You can feel yourself gawping at the massive granite pinnacle which has loomed over the surrounding fields since before the invention of the words that are currently failing to come to you. You are unable to snap out of it, until you are interrupted by one of the garrulous Indian tourists. "Hello. Your name?" he asks as you half-listen. "My name is Some Bangalore Fucker" he says, or whatever. "Aaaahhh, come, come, my very touristic friend," he says with a hint of condescension as he himself stands beneath a placard of the State Tourism Ministry. "You must not see only the touristic sites. Come to Bangalore me with you. Can you have some cocaine together? I must show you the Real India!"


Awake now, my friend, from your journey through space and time and rejoin me in the present moment, for I have something I must tell you.... Don't come to fucking India. Seriously. What a pain in the ass. You are much better off staying at home. Might I recommend an alternative interest? Anime, perhaps? Here is Ghostface Buddha's Guide To Travelling In India: by far the best way to travel in India is to sit on you lazy fucking ass, read my blog, and let me do the hard bits for you. And when I leave India, still yet you may read these words and in them find Guidance and Wisdom. Fear not, for though we know not what realms and planes we visit upon departure from the soil of Blessed India, we surely know there will be a Second Coming, when Ghostface Buddha walks upon these trails once more, and the Cow shall be sent to realms and planes where it belongs: that scorching, acidic Abyss.... my stomach.
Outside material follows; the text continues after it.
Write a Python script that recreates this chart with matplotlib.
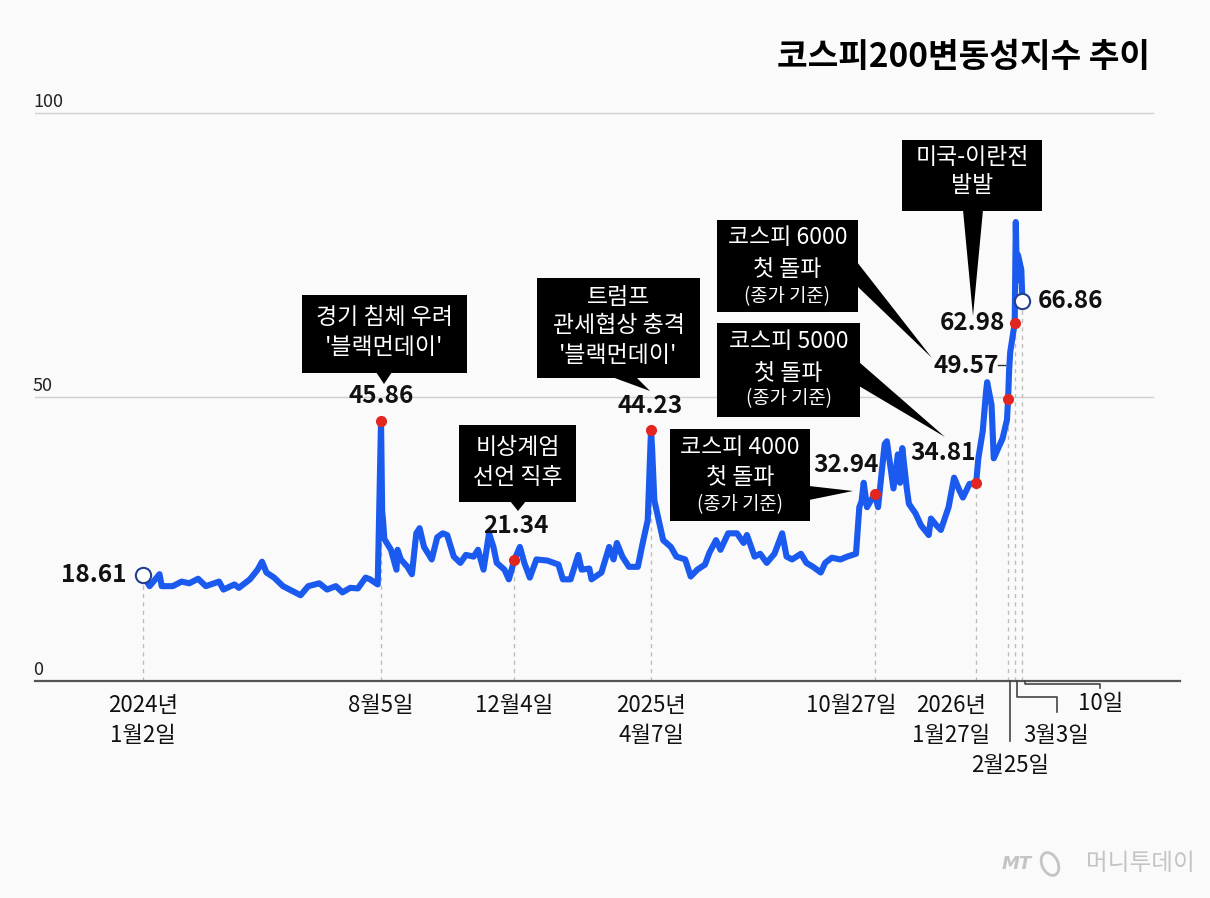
import pandas as pd
import matplotlib
matplotlib.use("Agg")
import matplotlib.pyplot as plt
import matplotlib.dates as mdates
from matplotlib.patches import Rectangle, Polygon, Ellipse

plt.rcParams['font.family'] = ['Noto Sans CJK KR', 'DejaVu Sans']

W, H = 1210, 898
BG = "#fafafa"
BLUE = "#1a5aee"
RED = "#e3261f"

title = "코스피200변동성지수 추이"

# 코스피200 변동성지수 (읽은 값)
dates = [
    "2024-01-02", "2024-01-08", "2024-01-17", "2024-01-19", "2024-01-29", "2024-02-06",
    "2024-02-13", "2024-02-21", "2024-02-28", "2024-03-11", "2024-03-15", "2024-03-25",
    "2024-03-29", "2024-04-08", "2024-04-15", "2024-04-19", "2024-04-23", "2024-04-30",
    "2024-05-08", "2024-05-17", "2024-05-24", "2024-05-31", "2024-06-10", "2024-06-17",
    "2024-06-25", "2024-07-01", "2024-07-08", "2024-07-15", "2024-07-22", "2024-07-26",
    "2024-08-02", "2024-08-05", "2024-08-06", "2024-08-07", "2024-08-08", "2024-08-14",
    "2024-08-19", "2024-08-20", "2024-08-23", "2024-08-29", "2024-09-02", "2024-09-06",
    "2024-09-09", "2024-09-13", "2024-09-20", "2024-09-25", "2024-09-30", "2024-10-04",
    "2024-10-10", "2024-10-16", "2024-10-21", "2024-10-28", "2024-11-01", "2024-11-06",
    "2024-11-11", "2024-11-15", "2024-11-18", "2024-11-25", "2024-11-29", "2024-12-04",
    "2024-12-09", "2024-12-13", "2024-12-18", "2024-12-24",
    "2025-01-03", "2025-01-13", "2025-01-17", "2025-01-24", "2025-01-31", "2025-02-03",
    "2025-02-10", "2025-02-12", "2025-02-21", "2025-02-28", "2025-03-04", "2025-03-07",
    "2025-03-12", "2025-03-18", "2025-03-26", "2025-03-31", "2025-04-04", "2025-04-07",
    "2025-04-08", "2025-04-10", "2025-04-14", "2025-04-18", "2025-04-25", "2025-04-30",
    "2025-05-08", "2025-05-13", "2025-05-19", "2025-05-26", "2025-05-30", "2025-06-05",
    "2025-06-09", "2025-06-16", "2025-06-24", "2025-06-30", "2025-07-03", "2025-07-10",
    "2025-07-15", "2025-07-21", "2025-07-28", "2025-08-04", "2025-08-08", "2025-08-13",
    "2025-08-21", "2025-08-26", "2025-09-01", "2025-09-08", "2025-09-12", "2025-09-18",
    "2025-09-26", "2025-10-02", "2025-10-10", "2025-10-13", "2025-10-15", "2025-10-17",
    "2025-10-20", "2025-10-23", "2025-10-27", "2025-10-30", "2025-11-05", "2025-11-07",
    "2025-11-13", "2025-11-17", "2025-11-19", "2025-11-21", "2025-11-25", "2025-11-27",
    "2025-12-03", "2025-12-08", "2025-12-15", "2025-12-17", "2025-12-22", "2025-12-26",
    "2026-01-02", "2026-01-07", "2026-01-12", "2026-01-15", "2026-01-21", "2026-01-27",
    "2026-01-29", "2026-02-02", "2026-02-05", "2026-02-06", "2026-02-10", "2026-02-12",
    "2026-02-20", "2026-02-24", "2026-02-25", "2026-02-26", "2026-02-27", "2026-03-03",
    "2026-03-04", "2026-03-05", "2026-03-06", "2026-03-09", "2026-03-10",
]
values = [
    18.61, 16.7, 18.8, 16.7, 16.7, 17.5,
    17.2, 18.0, 16.7, 17.5, 16.1, 17.0,
    16.4, 17.9, 19.6, 21.0, 19.1, 18.2,
    16.7, 15.8, 15.1, 16.7, 17.2, 16.1,
    16.7, 15.6, 16.4, 16.3, 18.2, 17.9,
    17.0, 45.86, 30.0, 27.8, 25.0, 23.1,
    19.6, 23.1, 21.4, 20.1, 18.8, 26.0,
    26.9, 23.6, 21.4, 25.3, 26.0, 25.7,
    21.9, 20.8, 22.2, 21.9, 23.1, 19.6,
    26.0, 23.6, 20.8, 19.6, 17.9, 21.34,
    23.6, 20.8, 18.2, 21.4,
    21.2, 20.5, 17.9, 17.9, 22.2, 19.6,
    19.8, 17.9, 19.1, 23.6, 21.4, 24.3,
    21.9, 20.1, 20.1, 24.8, 28.3, 44.23,
    40.8, 31.8, 28.3, 24.8, 23.6, 21.9,
    21.4, 18.4, 19.6, 20.5, 22.6, 24.8,
    23.1, 26.0, 26.0, 24.3, 25.7, 21.9,
    22.4, 20.8, 22.4, 26.0, 21.9, 21.4,
    22.4, 20.8, 20.1, 19.1, 20.8, 21.7,
    21.4, 21.9, 22.4, 30.6, 31.6, 34.9,
    30.6, 31.6, 32.94, 30.6, 41.7, 42.2,
    33.9, 39.9, 34.9, 41.0, 34.0, 31.2,
    29.5, 27.4, 25.7, 28.6, 27.4, 26.6,
    30.6, 35.8, 33.5, 32.3, 34.7, 34.81,
    39.2, 44.0, 50.9, 52.6, 48.6, 39.2,
    42.7, 46.0, 49.57, 55.0, 58.0, 62.98,
    80.8, 70.5, 75.0, 72.4, 66.86,
]

event_days = ["2024-08-05", "2024-12-04", "2025-04-07", "2025-10-27",
              "2026-01-27", "2026-02-25", "2026-03-03"]

s = pd.Series(values, index=pd.to_datetime(dates))

fig = plt.figure(figsize=(W / 100, H / 100), dpi=100, facecolor=BG)
ax = fig.add_axes([35 / W, 1 - 681 / H, 1145 / W, (681 - 20) / H])
ax.set_facecolor(BG)
t0 = s.index[0]
ax.set_xlim(t0 - pd.Timedelta(days=98), t0 + pd.Timedelta(days=941))
ax.set_ylim(0, (681 - 20) / 5.68)
for sp in ["top", "right", "left"]:
    ax.spines[sp].set_visible(False)
ax.spines["bottom"].set_color("#555555")
ax.spines["bottom"].set_linewidth(1.6)
ax.set_xticks([])
ax.set_yticks([])
for g in [50, 100]:
    ax.axhline(g, xmin=0, xmax=(1153 - 35) / 1145, color="#cfcfcf", lw=1, zorder=1)

marks = pd.to_datetime([dates[0]] + event_days + [dates[-1]])
ax.vlines(marks, 0, s.loc[marks].values, colors="#bdbdbd",
          linestyles=(0, (3, 3)), lw=1, zorder=1)

ax.plot(s.index, s.values, color=BLUE, lw=4.4, solid_joinstyle="round",
        solid_capstyle="round", zorder=3)
ev = pd.to_datetime(event_days)
ax.plot(ev, s.loc[ev].values, "o", ms=7, color=RED, mec=RED, zorder=4)
ends = s.index[[0, -1]]
ax.plot(ends, s.loc[ends].values, "o", ms=11, mfc="white", mec="#23408f",
        mew=1.5, zorder=5)

# overlay in pixel units (top-left origin) for annotations
ov = fig.add_axes([0, 0, 1, 1], zorder=10)
ov.set_xlim(0, W)
ov.set_ylim(H, 0)
ov.axis("off")
ov.patch.set_visible(False)


def to_px(d, v):
    x, y = ax.transData.transform((mdates.date2num(pd.Timestamp(d)), v))
    return x, H - y


ov.text(1150, 57, title, ha="right", va="center", fontsize=24, fontweight="heavy")

for g in [0, 50, 100]:
    _, gy = to_px(t0, g)
    ov.text(33, gy - 11, str(g), ha="left", va="center", fontsize=13, color="#222222")

# value labels: (date, dx, dy, ha)
value_labels = [
    (dates[0], -16, 0, "right"),
    ("2024-08-05", 0, -25, "center"),
    ("2024-12-04", 1, -34, "center"),
    ("2025-04-07", -1, -24, "center"),
    ("2025-10-27", -29, -29, "center"),
    ("2026-01-27", -33, -30, "center"),
    ("2026-02-25", -42, -33, "center"),
    ("2026-03-03", -42, 0, "center"),
    (dates[-1], 15, 0, "left"),
]
for d, dx, dy, ha in value_labels:
    v = s.loc[pd.Timestamp(d)]
    x, y = to_px(d, v)
    ov.text(x + dx, y + dy, f"{v:.2f}", ha=ha, va="center", fontsize=17.5,
            fontweight="bold", color="#111111")

# small dash after 49.57
x, y = to_px("2026-02-25", s.loc[pd.Timestamp("2026-02-25")])
ov.plot([x - 10, x - 3], [y - 34, y - 34], color="#333333", lw=1)

# annotation boxes: (x0, y0, x1, y1, lines, pointer)
boxes = [
    (302, 295, 467, 373, [("경기 침체 우려", 16.5, 318), ("'블랙먼데이'", 16.5, 347)],
     [(376, 372), (392, 372), (384, 384)]),
    (459, 425, 576, 502, [("비상계엄", 16.5, 447), ("선언 직후", 16.5, 478)],
     [(510, 501), (526, 501), (518, 511)]),
    (537, 278, 700, 378, [("트럼프", 16.5, 297), ("관세협상 충격", 16.5, 325),
                          ("'블랙먼데이'", 16.5, 355)],
     [(612, 377), (636, 377), (650, 391)]),
    (670, 429, 810, 521, [("코스피 4000", 16.5, 447), ("첫 돌파", 16.5, 477),
                          ("(종가 기준)", 13.5, 505)],
     [(809, 486), (809, 500), (853, 491)]),
    (717, 323, 860, 417, [("코스피 5000", 16.5, 342), ("첫 돌파", 16.5, 373),
                          ("(종가 기준)", 13.5, 399)],
     [(859, 362), (859, 386), (945, 437)]),
    (717, 220, 858, 312, [("코스피 6000", 16.5, 238), ("첫 돌파", 16.5, 270),
                          ("(종가 기준)", 13.5, 297)],
     [(857, 262), (857, 286), (932, 358)]),
    (902, 140, 1042, 211, [("미국-이란전", 16.5, 157), ("발발", 16.5, 185)],
     [(963, 210), (983, 210), (973, 316)]),
]
for x0, y0, x1, y1, lines, ptr in boxes:
    ov.add_patch(Rectangle((x0, y0), x1 - x0, y1 - y0, facecolor="black",
                           edgecolor="none", zorder=2))
    ov.add_patch(Polygon(ptr, closed=True, facecolor="black", edgecolor="none", zorder=2))
    for txt, fs, ty in lines:
        ov.text((x0 + x1) / 2, ty, txt, ha="center", va="center", fontsize=fs,
                color="white", zorder=3)

# x labels under baseline
tick_labels = [
    (dates[0], 0, ["2024년", "1월2일"]),
    ("2024-08-05", 0, ["8월5일"]),
    ("2024-12-04", 0, ["12월4일"]),
    ("2025-04-07", 0, ["2025년", "4월7일"]),
    ("2025-10-27", -23, ["10월27일"]),
    ("2026-01-27", -25, ["2026년", "1월27일"]),
]
for d, dx, lines in tick_labels:
    x, y = to_px(d, 0)
    for i, txt in enumerate(lines):
        ov.text(x + dx, y + 25 + 30 * i, txt, ha="center", va="center",
                fontsize=16, color="#111111")

lead = "#444444"
x, y = to_px("2026-02-25", 0)
ov.plot([x + 2, x + 2], [y, y + 60], color=lead, lw=1.2)
ov.text(x + 2, y + 85, "2월25일", ha="center", va="center", fontsize=16, color="#111111")

x, y = to_px("2026-03-03", 0)
ov.plot([x + 2, x + 2, x + 42, x + 42], [y, y + 16, y + 16, y + 31], color=lead, lw=1.2)
ov.text(x + 41, y + 54, "3월3일", ha="center", va="center", fontsize=16, color="#111111")

x, y = to_px("2026-03-10", 0)
ov.plot([x + 3, x + 3, x + 78, x + 78], [y, y + 3, y + 3, y + 7], color=lead, lw=1.2)
ov.text(x + 78, y + 23, "10일", ha="center", va="center", fontsize=16, color="#111111")

# watermark
wm = "#c4c4c4"
ov.text(1002, 864, "MT", ha="left", va="center", fontsize=13, fontweight="bold",
        style="italic", color=wm, family="DejaVu Sans")
ov.add_patch(Ellipse((1050, 864), 16, 24, angle=-25, facecolor="none",
                     edgecolor=wm, lw=2))
ov.text(1195, 864, "머니투데이", ha="right", va="center", fontsize=17, color=wm)

fig.savefig("out.png", dpi=100, facecolor=BG)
But what have we learned here, if we have learned anything at all? Where in fact does the Real India lie, and is it Good? We find our answer harmoniously in accord with the wisdom of the Ancients. There is no Real India. Verily, all is but an illusion, for surely no god would really make a country this fucking weird. This country can only be the product of thousands of years under the yoke of the warped and deluded human mind.

I reverse my judgement. Do come to India, because the greatest surprise of all is that, for better or worse, no other country has been made like it.